To be certain, the enchantment makes the hammer easier to lift, at least for the right kind of people.

It could weigh six pounds (arbitrary number), but if you’re not worthy then it might as well weigh 300 billion elephants. Isn’t it all about the enchantment? Cool topic to discuss at any rate.

Ugh, stick to the more science-ey stuff, NGT. I’d have much rather seen an explanation of Pym Particles or The Negative Zone…

Yeah, this is pretty stupid. It’s all about the enchantment. And when was it established that it’s star material? I thought it was some mystical metal called Uru, forged by the dwarves.

Well, he might have the actual weight of the hammer down, he doesn’t take the enchantment into account.
So it’s just an example of how much a hammer of a certain size would weight if it was made of a specific material (should be a simple (mass)x(volume) calculation).

Ummmm, wouldn’t that much weight coupled with velociety, throw off the rotation of the Earth when it throws is someone, say like the Hulk or Superman?

Oh, just forget conservation of momentum.
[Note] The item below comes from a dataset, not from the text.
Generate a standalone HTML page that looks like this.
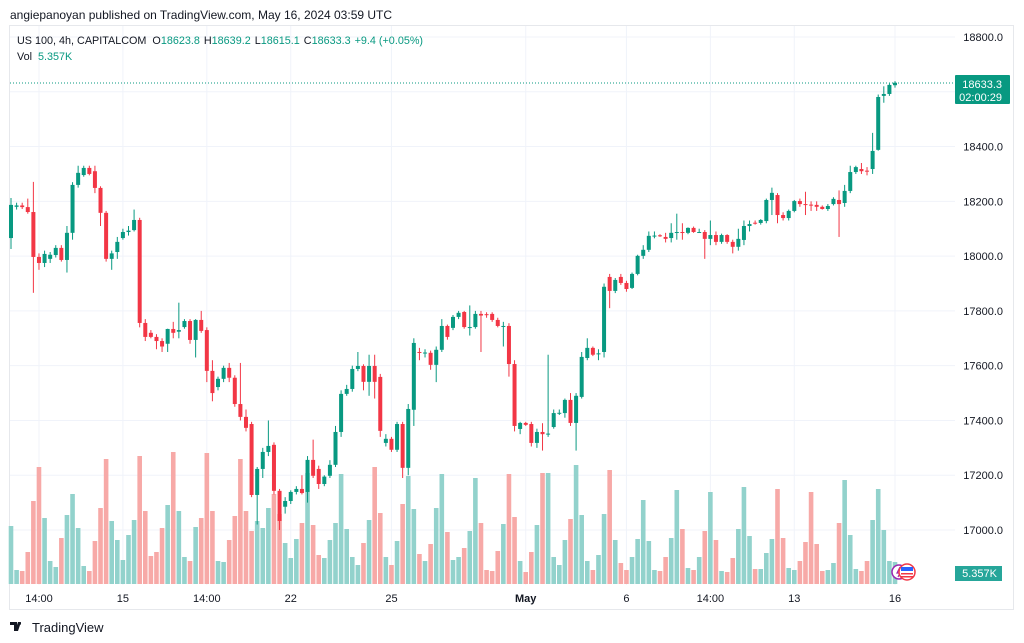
<!DOCTYPE html>
<html><head><meta charset="utf-8"><style>
html,body{margin:0;padding:0;background:#fff;}
svg{display:block;font-family:"Liberation Sans",sans-serif;}
</style></head><body>
<svg id="chart" width="1024" height="643" viewBox="0 0 1024 643" xmlns="http://www.w3.org/2000/svg">
<rect width="1024" height="643" fill="#fff"/>
<text x="10" y="19" font-size="12" fill="#131722">angiepanoyan published on TradingView.com, May 16, 2024 03:59 UTC</text>
<rect x="9.5" y="25.5" width="1004" height="584" fill="none" stroke="#e6e8ec"/>
<g id="grid"></g>
<line x1="10" y1="83" x2="955" y2="83" stroke="#089981" stroke-dasharray="1,2"/>
<g id="vols"></g>
<g id="candles"></g>
<g id="yaxis"></g>
<g id="xaxis"></g>
<g font-size="10.8">
<text x="17" y="44" fill="#131722">US 100, 4h, CAPITALCOM <tspan dx="3" fill="#131722">O</tspan><tspan fill="#089981">18623.8</tspan><tspan dx="4" fill="#131722">H</tspan><tspan fill="#089981">18639.2</tspan><tspan dx="4" fill="#131722">L</tspan><tspan fill="#089981">18615.1</tspan><tspan dx="4" fill="#131722">C</tspan><tspan fill="#089981">18633.3</tspan><tspan dx="4" fill="#089981">+9.4 (+0.05%)</tspan></text>
<text x="17" y="60" fill="#131722">Vol <tspan dx="3" fill="#089981">5.357K</tspan></text>
</g>
<g>
<rect x="955" y="75" width="55" height="29" rx="1" fill="#089981"/>
<text x="1002" y="88" font-size="11" fill="#fff" text-anchor="end">18633.3</text>
<text x="1002" y="101" font-size="11" fill="#fff" text-anchor="end">02:00:29</text>
</g>
<g>
<rect x="955" y="566" width="47" height="15" fill="#26a69a"/>
<text x="997" y="577" font-size="11" fill="#fff" text-anchor="end">5.357K</text>
</g>
<g>
<circle cx="899" cy="572" r="7" fill="#fff" stroke="#9c27b0" stroke-width="1.5"/>
<path d="M900 567 l-3 6 h3 l-2 4" stroke="#9c27b0" fill="none" stroke-width="1.2"/>
<circle cx="907" cy="572" r="8" fill="#fff" stroke="#f23645" stroke-width="1.5"/>
<rect x="901" y="567" width="12" height="4" fill="#2962ff"/>
<rect x="901" y="573" width="12" height="1.5" fill="#f23645"/>
<rect x="901" y="576" width="12" height="1.5" fill="#f23645"/>
</g>
<g>
<path d="M10 622 h7 v9 h-3 v-6 h-4z M18 622 h3 l-3 9 h-3z" fill="#131722"/>
<circle cx="19.5" cy="623.5" r="1.5" fill="#131722"/>
<text x="32" y="632" font-size="13" fill="#131722">TradingView</text>
</g>
<script>
const opens=[18066,18180,18185,18179,18161,17997,17975,17990,18004,18030,17986,18085,18260,18296,18322,18310,18249,18158,17990,18015,18066,18088,18095,18132,17756,17720,17705,17690,17680,17734,17724,17741,17763,17694,17767,17730,17581,17522,17552,17592,17556,17460,17413,17387,17128,17223,17285,17311,17143,17085,17106,17139,17150,17139,17256,17223,17168,17198,17238,17358,17497,17515,17588,17599,17541,17599,17559,17318,17333,17293,17387,17227,17439,17650,17648,17647,17603,17658,17745,17738,17778,17796,17741,17741,17789,17788,17789,17767,17745,17745,17606,17369,17391,17387,17318,17358,17350,17376,17427,17427,17475,17391,17486,17628,17665,17643,17650,17924,17873,17924,17902,17884,17935,18001,18023,18074,18076,18070,18066,18088,18088,18085,18103,18088,18088,18063,18077,18052,18077,18052,18034,18059,18110,18122,18121,18128,18205,18223,18150,18139,18165,18201,18190,18188,18187,18180,18172,18190,18205,18194,18238,18307,18318,18312,18318,18388,18585,18592,18624];
const highs=[18212,18195,18195,18210,18271,18010,18020,18015,18040,18040,18110,18270,18330,18330,18330,18330,18255,18165,18020,18070,18100,18110,18170,18140,17770,17730,17715,17700,17735,17760,17830,17770,17770,17770,17800,17740,17620,17560,17600,17610,17565,17610,17440,17395,17230,17300,17400,17320,17150,17120,17145,17160,17200,17270,17330,17235,17200,17255,17380,17510,17530,17600,17650,17605,17640,17640,17570,17350,17340,17395,17395,17460,17700,17665,17660,17655,17670,17770,17750,17785,17800,17800,17820,17800,17800,17795,17795,17775,17760,17755,17620,17395,17395,17395,17370,17390,17640,17440,17440,17480,17500,17500,17650,17700,17670,17660,17900,17935,17920,17935,17910,17940,18005,18040,18090,18090,18080,18085,18120,18155,18120,18105,18108,18100,18095,18130,18090,18082,18080,18060,18100,18130,18130,18130,18135,18210,18250,18230,18160,18170,18205,18210,18235,18200,18200,18185,18190,18215,18240,18260,18330,18330,18340,18325,18450,18590,18620,18630,18639];
const lows=[18026,18170,18172,18155,17866,17950,17960,17975,17995,17980,17940,18060,18250,18290,18295,18230,18110,17980,17950,17990,18060,18075,18090,17740,17690,17700,17660,17650,17650,17700,17700,17735,17680,17630,17720,17540,17470,17510,17540,17540,17450,17400,17360,17120,17020,17190,17270,17130,17000,17060,17095,17130,17130,17100,17190,17150,17160,17190,17230,17340,17490,17505,17580,17510,17490,17480,17340,17305,17285,17285,17190,17200,17380,17620,17630,17585,17540,17650,17695,17730,17770,17735,17710,17735,17650,17775,17760,17740,17670,17560,17360,17350,17380,17305,17300,17290,17340,17370,17420,17410,17380,17290,17480,17620,17635,17620,17630,17810,17865,17895,17870,17880,17930,17990,18015,18065,18070,18050,18050,18060,18060,18080,18085,18085,17990,18040,18040,18045,18045,18010,18020,18040,18090,18115,18115,18120,18150,18120,18130,18130,18160,18180,18150,18165,18165,18170,18165,18185,18070,18180,18230,18300,18300,18295,18300,18385,18560,18585,18615];
const closes=[18187,18185,18179,18161,17997,17975,18008,18005,18030,17986,18085,18260,18304,18322,18300,18249,18158,17990,18010,18052,18088,18093,18132,17756,17705,17705,17690,17670,17734,17720,17730,17763,17694,17767,17727,17581,17500,17552,17592,17556,17460,17413,17373,17128,17223,17285,17307,17143,17033,17106,17139,17150,17135,17256,17198,17168,17195,17238,17358,17497,17515,17588,17599,17541,17599,17541,17362,17333,17293,17387,17227,17442,17683,17647,17648,17603,17658,17745,17705,17778,17793,17741,17741,17789,17783,17786,17767,17745,17745,17606,17380,17391,17384,17318,17358,17350,17352,17427,17428,17475,17391,17490,17632,17665,17640,17645,17888,17873,17913,17902,17880,17935,18001,18023,18074,18075,18074,18063,18085,18088,18087,18103,18088,18088,18063,18077,18052,18077,18052,18034,18063,18110,18117,18120,18132,18205,18231,18150,18139,18165,18201,18190,18188,18187,18180,18172,18183,18209,18190,18238,18307,18325,18310,18310,18384,18581,18592,18625,18633];
const volumes=[58,14,13,32,83,117,66,23,17,46,69,90,56,18,13,43,76,125,63,44,24,49,64,128,73,28,32,56,79,132,73,27,23,57,66,131,73,23,22,44,68,125,73,53,63,56,76,90,70,41,26,45,61,111,59,29,26,44,61,110,55,27,19,41,64,117,71,27,19,43,80,108,75,30,23,40,76,110,52,24,27,36,53,106,61,14,13,33,60,110,67,23,12,32,59,111,111,27,19,44,65,119,69,23,14,29,70,114,44,21,14,27,45,84,43,14,13,27,46,94,55,16,14,27,53,92,44,13,12,26,55,97,48,15,15,31,45,95,46,16,14,23,42,92,40,13,14,21,61,104,49,15,13,23,64,95,54,23,22];
const priceTicks=[18800,18600,18400,18200,18000,17800,17600,17400,17200,17000];
const timeLabels=["14:00","15","14:00","22","25","May","6","14:00","13","16"];
const timeIdx=[5,20,35,50,68,92,110,125,140,158];

const NS="http://www.w3.org/2000/svg";
const X0=11, X1=895;
const xs=i=>X0+i*(X1-X0)/(closes.length-1);
const ys=p=>37+(18800-p)*(54.78/200);
const vBase=584, vMaxPx=132;
const vmax=Math.max(...volumes);
const vy=v=>vBase-v/vmax*vMaxPx;
function mk(tag,attrs,parent){const e=document.createElementNS(NS,tag);for(const k in attrs)e.setAttribute(k,attrs[k]);parent.appendChild(e);return e;}
const G=document.getElementById('grid'),C=document.getElementById('candles'),V=document.getElementById('vols'),YA=document.getElementById('yaxis'),XA=document.getElementById('xaxis');
priceTicks.forEach(p=>{
  const l=mk('line',{x1:10,x2:955,y1:ys(p),y2:ys(p),stroke:'#f0f3fa'},G);
  
  
  const t=mk('text',{x:1003,y:ys(p)+4,'font-size':11,fill:'#131722','text-anchor':'end'},YA);
  t.textContent=p.toFixed(1);
  
  
});
timeLabels.forEach((s,k)=>{
  const x=xs(timeIdx[k]);
  const l=mk('line',{x1:x,x2:x,y1:26,y2:585,stroke:'#f0f3fa'},G);
  
  
  const t=mk('text',{x:x,y:602,'font-size':11,fill:'#131722','text-anchor':'middle','font-weight':s==='May'?'bold':'normal'},XA);
  t.textContent=s;
  
  
});
volumes.forEach((v,i)=>{
  const up=closes[i]>=opens[i];
  const r=mk('rect',{x:xs(i)-2.3,y:vy(v),width:4.6,height:vBase-vy(v),fill:up?'#92d2cc':'#f7a9a7'},V);
  
  
});
closes.forEach((c,i)=>{
  const o=opens[i],up=c>=o,col=up?'#089981':'#f23645',x=xs(i);
  const w=mk('line',{x1:x,x2:x,y1:ys(highs[i]),y2:ys(lows[i]),stroke:col,'stroke-width':1},C);
  
  
  const top=ys(Math.max(o,c)),h=Math.max(1,ys(Math.min(o,c))-top);
  const b=mk('rect',{x:x-2,y:top,width:4,height:h,fill:col},C);
  
  
});
</script>
</svg>
</body></html>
Those mass could destroy Earth easily with their gravity attraction only. It should shatter the ground and sinks into the earth core in the second Thor left it in the ground.

Interesting, but where has it been mentioned that the hammer is made from neutron star matter? I agree with Dre and Mandramas… the earth would be destroyed if it weighed that much. Science isn’t necessary to explain magic in fictional stories.

So why doesn’t Thor sink through the Earth when he is walking around with it? What kind of force is created when he swings it? How can the S.H.I.E.L.D. Helicarrier stay aloft with that kind of payload on board? I think Dr. Tyson has no idea what the atomic weight of Uru metal is, and this answer is wrong.

Straight from Wikipedia, not that hard to find…

“Another version of the hammer’s origin is presented in the second volume of the title Thor, stating that Odin orders the dwarven blacksmiths Eitri, Brok and Buri to forge Mjolnir using the core of a star (the movie reinforces that with Odin saying it was forged out of a dying star) and an enchanted forge. The forging of the hammer is apparently so intense it destroys the star and nearly the Earth itself.”
Thor vol. 2 #80

Mario Di Giacomo

February 8, 2013 at 2:52 pm

That suggests the star was used as a heat source, not raw material.

wouldn’t the earth collapse everytime Mjolnir falls?